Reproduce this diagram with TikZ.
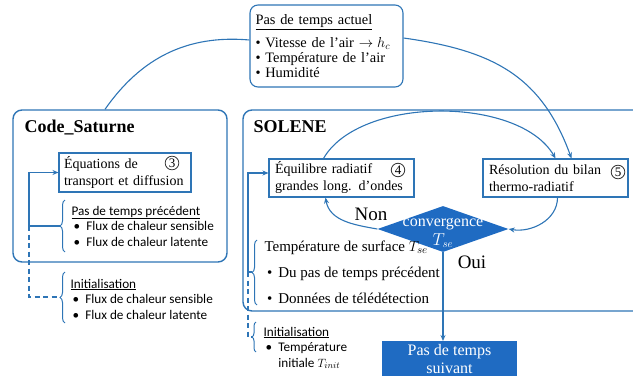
\documentclass[tikz,border=0pt]{standalone}
\usepackage{fontspec}
\setmainfont{Liberation Serif}
\newfontfamily\calibri{Carlito}
\usepackage{xcolor}
\usetikzlibrary{arrows.meta, shapes.geometric, decorations.pathreplacing}
\definecolor{lineblue}{HTML}{2E75B6}
\definecolor{fillblue}{HTML}{1F6BC2}

\begin{document}
\begin{tikzpicture}[
  x=1pt, y=1pt,
  every node/.style = {align=left, font=\fontsize{14}{17}\selectfont},
  group/.style = {draw=lineblue, line width=1.4pt, rounded corners=9pt, inner sep=0pt},
  stage/.style = {draw=lineblue, line width=1.1pt, inner sep=0pt},
  decision/.style = {diamond, fill=fillblue, inner sep=0pt, minimum width=131pt, minimum height=46pt},
  num/.style = {draw=black!80, circle, line width=0.8pt, inner sep=1pt, font=\fontsize{13}{13}\selectfont},
  flow/.style = {draw=lineblue, line width=1.1pt, -{Stealth[length=6pt, width=5pt]}},
  link/.style = {draw=lineblue, line width=1.1pt},
  brace/.style = {draw=lineblue, line width=1pt, decorate, decoration={brace, amplitude=5pt}},
  side/.style = {font=\calibri\fontsize{13.2}{15.5}\selectfont},
  title/.style = {anchor=west, font=\bfseries\fontsize{18}{18}\selectfont},
  answer/.style = {font=\fontsize{19}{19}\selectfont}
]
\clip (0,0) rectangle (633,376);

% current time step
\node[stage, rounded corners=8pt, minimum width=153pt, minimum height=82pt, text width=142pt,
  font=\fontsize{14.4}{15}\selectfont] (actuel) at (326.5,330)
  {\underline{Pas de temps actuel}\\[7pt]
   \textbullet~Vitesse de l’air $\rightarrow h_c$\\
   \textbullet~Température de l’air\\
   \textbullet~Humidité};

% Code_Saturne
\node[group, minimum width=214pt, minimum height=152pt] (cs) at (120,190) {};
\node[title] (cstitle) at (21,248) {Code\_Saturne};
\node[stage, minimum width=132pt, minimum height=39pt, text width=122pt] (eq) at (125,203.5)
  {Équations de\\transport et diffusion};
\node[num] (n3) at (172,213) {3};

\draw[brace] (65,124) -- (65,176);
\coordinate (b1) at (60,150);
\node[side, anchor=west] (prec) at (68,150)
  {\underline{Pas de temps précédent}\\
   \,\textbullet\hspace{6pt}Flux de chaleur sensible\\
   \,\textbullet\hspace{6pt}Flux de chaleur latente};

\draw[brace] (65,53) -- (65,104);
\coordinate (b2) at (60,79);
\node[side, anchor=west] (initcs) at (67,77)
  {\underline{Initialisation}\\
   \,\textbullet\hspace{6pt}Flux de chaleur sensible\\
   \,\textbullet\hspace{6pt}Flux de chaleur latente};

% SOLENE
\node[group, minimum width=417pt, minimum height=201pt] (sol) at (451.5,165.5) {};
\node[title] (soltitle) at (250,249) {SOLENE};
\node[stage, minimum width=145pt, minimum height=38pt, text width=133pt] (equil) at (341.5,198)
  {Équilibre radiatif\\grandes long. d’ondes};
\node[num] (n4) at (398,206) {4};
\node[stage, minimum width=145pt, minimum height=38pt, text width=133pt] (resol) at (555.5,198)
  {Résolution du bilan\\thermo-radiatif};
\node[num] (n5) at (618,204) {5};

\node[decision] (conv) at (443,147) {};
\node[text=white, align=center, font=\fontsize{16}{19}\selectfont] (convtxt) at (443,143) {convergence\\$T_{se}$};
\node[answer] (non) at (371,162) {Non};
\node[answer] (oui) at (472,114) {Oui};

\draw[brace] (257,71) -- (257,136);
\coordinate (b3) at (252,104);
\node[anchor=west, font=\fontsize{15}{17}\selectfont] (tse) at (261,104)
  {Température de surface $T_{se}$\\[9pt]
   \,\textbullet\hspace{6pt}Du pas de temps précédent\\[9pt]
   \,\textbullet\hspace{6pt}Données de télédétection};

\draw[brace, decoration={amplitude=4pt}] (256,24) -- (256,54);
\coordinate (b4) at (252,39);
\node[side, anchor=west] (initsol) at (260,28)
  {\underline{Initialisation}\\
   \,\textbullet\hspace{6pt}Température\\
   \,\phantom{\textbullet}\hspace{6pt}initiale $T_{init}$};

% next time step
\node[fill=fillblue, text=white, align=center, minimum width=135pt, anchor=north, inner sep=3pt,
  font=\fontsize{16}{18}\selectfont] (suiv) at (449.5,35) {Pas de temps\\suivant};

% links
\draw[link] ([yshift=6pt]actuel.west) to[out=175, in=55] ([xshift=-15pt]cs.north);
\draw[flow] ([yshift=8pt]actuel.east) to[out=-8, in=110, looseness=1.1] ([xshift=16pt]resol.north);
\draw[flow] ([xshift=-18pt]equil.north) to[out=60, in=120, looseness=0.8] (resol.north);
\draw[flow] ([xshift=2pt]resol.south) to[out=-90, in=-10] (conv.east);
\draw[flow] (conv.west) to[out=170, in=-80] ([xshift=-16pt]equil.south);
\draw[flow] (conv.south) -- (conv.south |- suiv.north);

% feedback
\coordinate (lp) at (29,150);
\draw[link] (b1) -- (lp);
\draw[flow] (lp) |- (eq.west);
\draw[link, dash pattern=on 5pt off 3.5pt] (lp) |- (b2);
\coordinate (rp) at (248,104);
\draw[link] (b3) -- (rp);
\draw[flow] (rp) |- ([yshift=5pt]equil.west);
\draw[link, dash pattern=on 5pt off 3.5pt] (rp) |- (b4);
\end{tikzpicture}
\end{document}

····················

- EXERCISE REQUIREMENTS
Ignore the images and quote every line of the listing exactly.

- SOLUTION BELOW
Reproduce this diagram with TikZ.
\documentclass[tikz,border=0pt]{standalone}
\usepackage{fontspec}
\setmainfont{Liberation Serif}
\newfontfamily\calibri{Carlito}
\usepackage{xcolor}
\usetikzlibrary{arrows.meta, shapes.geometric, decorations.pathreplacing}
\definecolor{lineblue}{HTML}{2E75B6}
\definecolor{fillblue}{HTML}{1F6BC2}

\begin{document}
\begin{tikzpicture}[
  x=1pt, y=1pt,
  every node/.style = {align=left, font=\fontsize{14}{17}\selectfont},
  group/.style = {draw=lineblue, line width=1.4pt, rounded corners=9pt, inner sep=0pt},
  stage/.style = {draw=lineblue, line width=1.1pt, inner sep=0pt},
  decision/.style = {diamond, fill=fillblue, inner sep=0pt, minimum width=131pt, minimum height=46pt},
  num/.style = {draw=black!80, circle, line width=0.8pt, inner sep=1pt, font=\fontsize{13}{13}\selectfont},
  flow/.style = {draw=lineblue, line width=1.1pt, -{Stealth[length=6pt, width=5pt]}},
  link/.style = {draw=lineblue, line width=1.1pt},
  brace/.style = {draw=lineblue, line width=1pt, decorate, decoration={brace, amplitude=5pt}},
  side/.style = {font=\calibri\fontsize{13.2}{15.5}\selectfont},
  title/.style = {anchor=west, font=\bfseries\fontsize{18}{18}\selectfont},
  answer/.style = {font=\fontsize{19}{19}\selectfont}
]
\clip (0,0) rectangle (633,376);

% current time step
\node[stage, rounded corners=8pt, minimum width=153pt, minimum height=82pt, text width=142pt,
  font=\fontsize{14.4}{15}\selectfont] (actuel) at (326.5,330)
  {\underline{Pas de temps actuel}\\[7pt]
   \textbullet~Vitesse de l’air $\rightarrow h_c$\\
   \textbullet~Température de l’air\\
   \textbullet~Humidité};

% Code_Saturne
\node[group, minimum width=214pt, minimum height=152pt] (cs) at (120,190) {};
\node[title] (cstitle) at (21,248) {Code\_Saturne};
\node[stage, minimum width=132pt, minimum height=39pt, text width=122pt] (eq) at (125,203.5)
  {Équations de\\transport et diffusion};
\node[num] (n3) at (172,213) {3};

\draw[brace] (65,124) -- (65,176);
\coordinate (b1) at (60,150);
\node[side, anchor=west] (prec) at (68,150)
  {\underline{Pas de temps précédent}\\
   \,\textbullet\hspace{6pt}Flux de chaleur sensible\\
   \,\textbullet\hspace{6pt}Flux de chaleur latente};

\draw[brace] (65,53) -- (65,104);
\coordinate (b2) at (60,79);
\node[side, anchor=west] (initcs) at (67,77)
  {\underline{Initialisation}\\
   \,\textbullet\hspace{6pt}Flux de chaleur sensible\\
   \,\textbullet\hspace{6pt}Flux de chaleur latente};

% SOLENE
\node[group, minimum width=417pt, minimum height=201pt] (sol) at (451.5,165.5) {};
\node[title] (soltitle) at (250,249) {SOLENE};
\node[stage, minimum width=145pt, minimum height=38pt, text width=133pt] (equil) at (341.5,198)
  {Équilibre radiatif\\grandes long. d’ondes};
\node[num] (n4) at (398,206) {4};
\node[stage, minimum width=145pt, minimum height=38pt, text width=133pt] (resol) at (555.5,198)
  {Résolution du bilan\\thermo-radiatif};
\node[num] (n5) at (618,204) {5};

\node[decision] (conv) at (443,147) {};
\node[text=white, align=center, font=\fontsize{16}{19}\selectfont] (convtxt) at (443,143) {convergence\\$T_{se}$};
\node[answer] (non) at (371,162) {Non};
\node[answer] (oui) at (472,114) {Oui};

\draw[brace] (257,71) -- (257,136);
\coordinate (b3) at (252,104);
\node[anchor=west, font=\fontsize{15}{17}\selectfont] (tse) at (261,104)
  {Température de surface $T_{se}$\\[9pt]
   \,\textbullet\hspace{6pt}Du pas de temps précédent\\[9pt]
   \,\textbullet\hspace{6pt}Données de télédétection};

\draw[brace, decoration={amplitude=4pt}] (256,24) -- (256,54);
\coordinate (b4) at (252,39);
\node[side, anchor=west] (initsol) at (260,28)
  {\underline{Initialisation}\\
   \,\textbullet\hspace{6pt}Température\\
   \,\phantom{\textbullet}\hspace{6pt}initiale $T_{init}$};

% next time step
\node[fill=fillblue, text=white, align=center, minimum width=135pt, anchor=north, inner sep=3pt,
  font=\fontsize{16}{18}\selectfont] (suiv) at (449.5,35) {Pas de temps\\suivant};

% links
\draw[link] ([yshift=6pt]actuel.west) to[out=175, in=55] ([xshift=-15pt]cs.north);
\draw[flow] ([yshift=8pt]actuel.east) to[out=-8, in=110, looseness=1.1] ([xshift=16pt]resol.north);
\draw[flow] ([xshift=-18pt]equil.north) to[out=60, in=120, looseness=0.8] (resol.north);
\draw[flow] ([xshift=2pt]resol.south) to[out=-90, in=-10] (conv.east);
\draw[flow] (conv.west) to[out=170, in=-80] ([xshift=-16pt]equil.south);
\draw[flow] (conv.south) -- (conv.south |- suiv.north);

% feedback
\coordinate (lp) at (29,150);
\draw[link] (b1) -- (lp);
\draw[flow] (lp) |- (eq.west);
\draw[link, dash pattern=on 5pt off 3.5pt] (lp) |- (b2);
\coordinate (rp) at (248,104);
\draw[link] (b3) -- (rp);
\draw[flow] (rp) |- ([yshift=5pt]equil.west);
\draw[link, dash pattern=on 5pt off 3.5pt] (rp) |- (b4);
\end{tikzpicture}
\end{document}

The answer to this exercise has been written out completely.